Horror is a niche genre. Doing comedy is difficult. So any attempt to bring the two together, dangerously veers into deep scrutiny. Frankly, it’s really difficult to make people scare and laugh at the same time. Many have attempted and have fell flat. Fortunately producers Raj, DK and Dinesh Vijan, the veterans of zombie comedy ‘Go Goa Gone’ and debutant director Amar Kaushik, hit all the right notes, with a cleverly written script and some amazingly talented actors. Based on an urban legend that happened in Bangalore in the nineties, known as ‘Nale Ba’ which translates to ‘come tomorrow’, ‘Stree’ is a solid entertainer and has every potential of becoming a successful film at the box office.
In a small town of Chanderi, where people live peacefully among the gossips of men going for ‘Frenship’ with prostitutes, elders stopping the young ones from watching ‘Suhaag Raat’ on the telly, an urban legend occurs every year for four days, where an evil spirit known as Stree takes men away, leaving their clothes only. The only way to stop her is to scribble on the walls – ‘Ohh Stree, Kal Aana’ meaning ‘Ohh Stree, Come Tomorrow’. Vicky or as he’s better known as Biki is the son of a local tailor and is famous for his amazing talent of ladies fashion in the vicinity. He can take measurements of a woman, only by glancing at her and is popularly known as ‘Manish Malhotra of Chanderi’. He and his two good-for-nothing friends, Jana and Bittu spend their times loitering around. So when his mysterious girlfriend’s arrival coincides with the time of Stree, all hell breaks loose. How he and his friends help the town from the clutches of the evil spirit, forms the crux of the tale.
To be honest, the first half of the film takes a good amount of time to set the premise but it feels like a breeze.

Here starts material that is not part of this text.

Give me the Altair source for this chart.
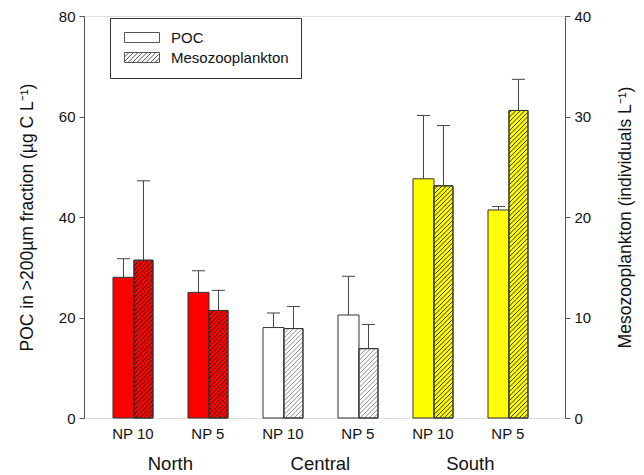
import altair as alt
import pandas as pd
import numpy as np

# ---- data ----
regions = ["North", "North", "Central", "Central", "South", "South"]
treatments = ["NP 10", "NP 5", "NP 10", "NP 5", "NP 10", "NP 5"]
poc_mean = [28.0, 25.0, 18.0, 20.5, 47.6, 41.4]
poc_sd = [3.7, 4.3, 2.9, 7.7, 12.6, 0.7]
meso_mean = [15.7, 10.7, 8.9, 6.9, 23.1, 30.6]
meso_sd = [7.9, 2.0, 2.2, 2.4, 6.0, 3.1]
region_names = ["North", "Central", "South"]
region_fill = ["#ff0000", "#ffffff", "#ffff00"]
hatch_color = ["#330000", "#8c8c8c", "#333300"]
series_names = ["POC", "Mesozooplankton"]

# ---- layout constants ----
W, H = 481, 402
XMIN, XMAX = 1 / 3, 6.7467
POC_W, MESO_W, CAP = 0.28, 0.253, 0.087
POC_MAX, MESO_MAX = 80, 40
FONT = "Liberation Sans"
EDGE = "#333333"

pos = np.arange(1, len(regions) + 1, dtype=float)
df = pd.DataFrame({
    "region": regions,
    "treatment": treatments,
    "pos": pos,
    "poc": poc_mean,
    "poc_top": np.array(poc_mean) + np.array(poc_sd),
    "meso": meso_mean,
    "meso_top": np.array(meso_mean) + np.array(meso_sd),
})
df["poc_x0"] = df["pos"] - POC_W
df["poc_x1"] = df["pos"]
df["poc_c"] = df["pos"] - POC_W / 2
df["meso_x0"] = df["pos"]
df["meso_x1"] = df["pos"] + MESO_W
df["meso_c"] = df["pos"] + MESO_W / 2
df["pc0"] = df["poc_c"] - CAP
df["pc1"] = df["poc_c"] + CAP
df["mc0"] = df["meso_c"] - CAP
df["mc1"] = df["meso_c"] + CAP
df["lab_x"] = df["pos"] - 0.015
df["zero"] = 0.0

# hatch lines of the mesozooplankton bars, derived from bar extents
px_x = W / (XMAX - XMIN)
px_y = H / MESO_MAX
step = 4.5
rows = []
for _, r in df.iterrows():
    bw = MESO_W * px_x
    bh = r["meso"] * px_y
    d = -bw
    while d < bh:
        us = max(0.0, -d)
        ue = min(bw, bh - d)
        if ue > us:
            rows.append({
                "region": r["region"],
                "hx0": r["meso_x0"] + us / px_x,
                "hx1": r["meso_x0"] + ue / px_x,
                "hy0": (us + d) / px_y,
                "hy1": (ue + d) / px_y,
            })
        d += step
hatch = pd.DataFrame(rows)

groups = pd.DataFrame({
    "region": region_names,
    "gx": [df[df.region == g]["pos"].mean() - 0.015 for g in region_names],
})

# legend symbol paths: unit = 5 px, box 35 x 10 px starting at the symbol's left edge
rect_path = "M-1,-1H6V1H-1Z"
hatch_path = rect_path
s = 0.9
u = -3.0
while u < 6:
    a0 = max(u, -1.0)
    a1 = min(u + 2.0, 6.0)
    if a1 > a0:
        y0 = 1 - (a0 - u)
        y1 = 1 - (a1 - u)
        hatch_path += f"M{a0:.3f},{y0:.3f}L{a1:.3f},{y1:.3f}"
    u += s
legend_df = pd.DataFrame({"series": series_names})

xs = alt.Scale(domain=[XMIN, XMAX], nice=False, zero=False)
fill_scale = alt.Scale(domain=region_names, range=region_fill)
hatch_scale = alt.Scale(domain=region_names, range=hatch_color)
poc_scale = alt.Scale(domain=[0, POC_MAX], nice=False)
meso_scale = alt.Scale(domain=[0, MESO_MAX], nice=False)

axis_common = dict(
    grid=False, tickCount=5, tickSize=5, domainColor="#555555", tickColor="#555555",
    labelFont=FONT, labelFontSize=15, labelColor="#111111", labelPadding=4,
    titleFont=FONT, titleFontSize=17.5, titleFontWeight="normal", titleColor="#111111",
)
left_axis = alt.Axis(values=[0, 20, 40, 60, 80], titlePadding=22,
                     title="POC in >200µm fraction (µg C L⁻¹)", **axis_common)
right_axis = alt.Axis(values=[0, 10, 20, 30, 40], orient="right", titlePadding=44,
                      titleAngle=270, titleBaseline="bottom",
                      title="Mesozooplankton (individuals L⁻¹)", **axis_common)

base = alt.Chart(df)

poc_bars = base.mark_rect(stroke=EDGE, strokeWidth=1).encode(
    x=alt.X("poc_x0:Q", scale=xs, axis=None),
    x2="poc_x1:Q",
    y=alt.Y("poc:Q", scale=poc_scale, axis=left_axis),
    y2="zero:Q",
    fill=alt.Fill("region:N", scale=fill_scale, legend=None),
)
poc_err = base.mark_rule(color="#444444", strokeWidth=1).encode(
    x="poc_c:Q", y="poc:Q", y2="poc_top:Q")
poc_cap = base.mark_rule(color="#444444", strokeWidth=1).encode(
    x="pc0:Q", x2="pc1:Q", y="poc_top:Q")

legend_pts = alt.Chart(legend_df).mark_point(opacity=0, filled=False, color="#444444").encode(
    x=alt.value(0), y=alt.value(0),
    shape=alt.Shape("series:N",
                    scale=alt.Scale(domain=series_names, range=[rect_path, hatch_path]),
                    legend=alt.Legend(
                        title=None, orient="none", legendX=26, legendY=2,
                        strokeColor="#333333", padding=12, symbolSize=100,
                        symbolOpacity=1, symbolStrokeWidth=1, symbolStrokeColor="#555555",
                        symbolFillColor="white", labelFont=FONT, labelFontSize=15,
                        labelColor="#111111", labelOffset=34, rowPadding=4,
                    )),
)

poc_layer = alt.layer(poc_bars, poc_err, poc_cap, legend_pts)

meso_bars = base.mark_rect(stroke=EDGE, strokeWidth=1).encode(
    x=alt.X("meso_x0:Q", scale=xs, axis=None),
    x2="meso_x1:Q",
    y=alt.Y("meso:Q", scale=meso_scale, axis=right_axis),
    y2="zero:Q",
    fill=alt.Fill("region:N", scale=fill_scale, legend=None),
)
meso_hatch = alt.Chart(hatch).mark_rule(strokeWidth=1).encode(
    x="hx0:Q", x2="hx1:Q", y="hy0:Q", y2="hy1:Q",
    color=alt.Color("region:N", scale=hatch_scale, legend=None),
)
meso_outline = base.mark_rect(stroke=EDGE, strokeWidth=1, fillOpacity=0).encode(
    x="meso_x0:Q", x2="meso_x1:Q", y="meso:Q", y2="zero:Q")
meso_err = base.mark_rule(color="#444444", strokeWidth=1).encode(
    x="meso_c:Q", y="meso:Q", y2="meso_top:Q")
meso_cap = base.mark_rule(color="#444444", strokeWidth=1).encode(
    x="mc0:Q", x2="mc1:Q", y="meso_top:Q")

meso_layer = alt.layer(meso_bars, meso_hatch, meso_outline, meso_err, meso_cap)

np_labels = base.mark_text(font=FONT, fontSize=15, color="#111111", baseline="middle").encode(
    x="lab_x:Q", y=alt.value(H + 16), text="treatment:N")
grp_labels = alt.Chart(groups).mark_text(font=FONT, fontSize=18.5, color="#111111", baseline="middle").encode(
    x="gx:Q", y=alt.value(H + 46), text="region:N")

chart = alt.layer(poc_layer, meso_layer, np_labels, grp_labels).resolve_scale(
    y="independent", fill="shared", color="independent", shape="independent"
).properties(
    width=W, height=H,
    autosize=alt.AutoSizeParams(type="none"),
    padding={"left": 84, "top": 16, "right": 79, "bottom": 57},
).configure_view(stroke=None).configure(background="white")

chart.save("out.html", embed_options={"renderer": "svg", "actions": False})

Partly based on the premise of the prejudices that men have about women, it generously paints the characters being seedy, with multiple sexual innuendos and has an item song by a seductive Nora Fatehi for good measure. But once you’re invested into it, there’s no looking back on it. It becomes a madcap ride post interval and has superbly written jokes, sequences and even good amount of satire thrown into the mix. Be it the jibe at ‘Bhakts’ or a man living in the time of Emergency of 1975 or a minister waiting for the claps at the end of his speech, there are plenty of guffaws in the film and doesn’t disappoint at all. The writing is clever, has enough meat and picks up the lingo of a small town perfectly. It feels great to see the films made with the small town as the premise and the kudos goes to the writers Raj, DK and dialogue writer Sumeet Arora, who deserves a pat on the back, for some really hilarious quips.
You simply cannot go wrong with actors like Pankaj Tripathi and Aparshakti Khurrana. With a script that ably backs them up, they deliver fabulous performances respectively. Mr Tripathi plays Rudra, the Mr Know it all, has the audience in splits with his antics. He even has a running gag of an unknown lady called Shama calling on his phone but never once appears on the screen. Aparshakti is fabulous as Bittu, has a running gag of not filling his petrol tank adequately, done superbly. But the film belongs to Rajkumar Rao, the man who simply cannot do anything wrong, be it comedy or drama or romance. He just slays it as Biki, the ladies tailor. The way he enacts this whole persona is amazing. He gets the best lines, best sequences and brings the house down. Watch for his sequences when he speaks about his specialities as a tailor, his conversation with his father about controlling urges and towards the end when he mimics SRK while trying to be romantic! Shraddha Kapoor is strictly okay and frankly, her inadequacies as an actor show up, in front of such stalwarts. Abhishek Banerjee as Jana does well and mouths some finely written dialogues. Atul Srivastava as Biki’s father is fabulous, especially the sequence of ‘Swayam Sevak’!. Vijay Raaz’s cameo as a man stuck in the times of Emergency is hilarious.
‘Stree’ will make you roll on the floor and probably will also make you ponder at the preconceived notions and prejudices of men about women. But above all, it is a mass entertainer that will make you smile. Go for it.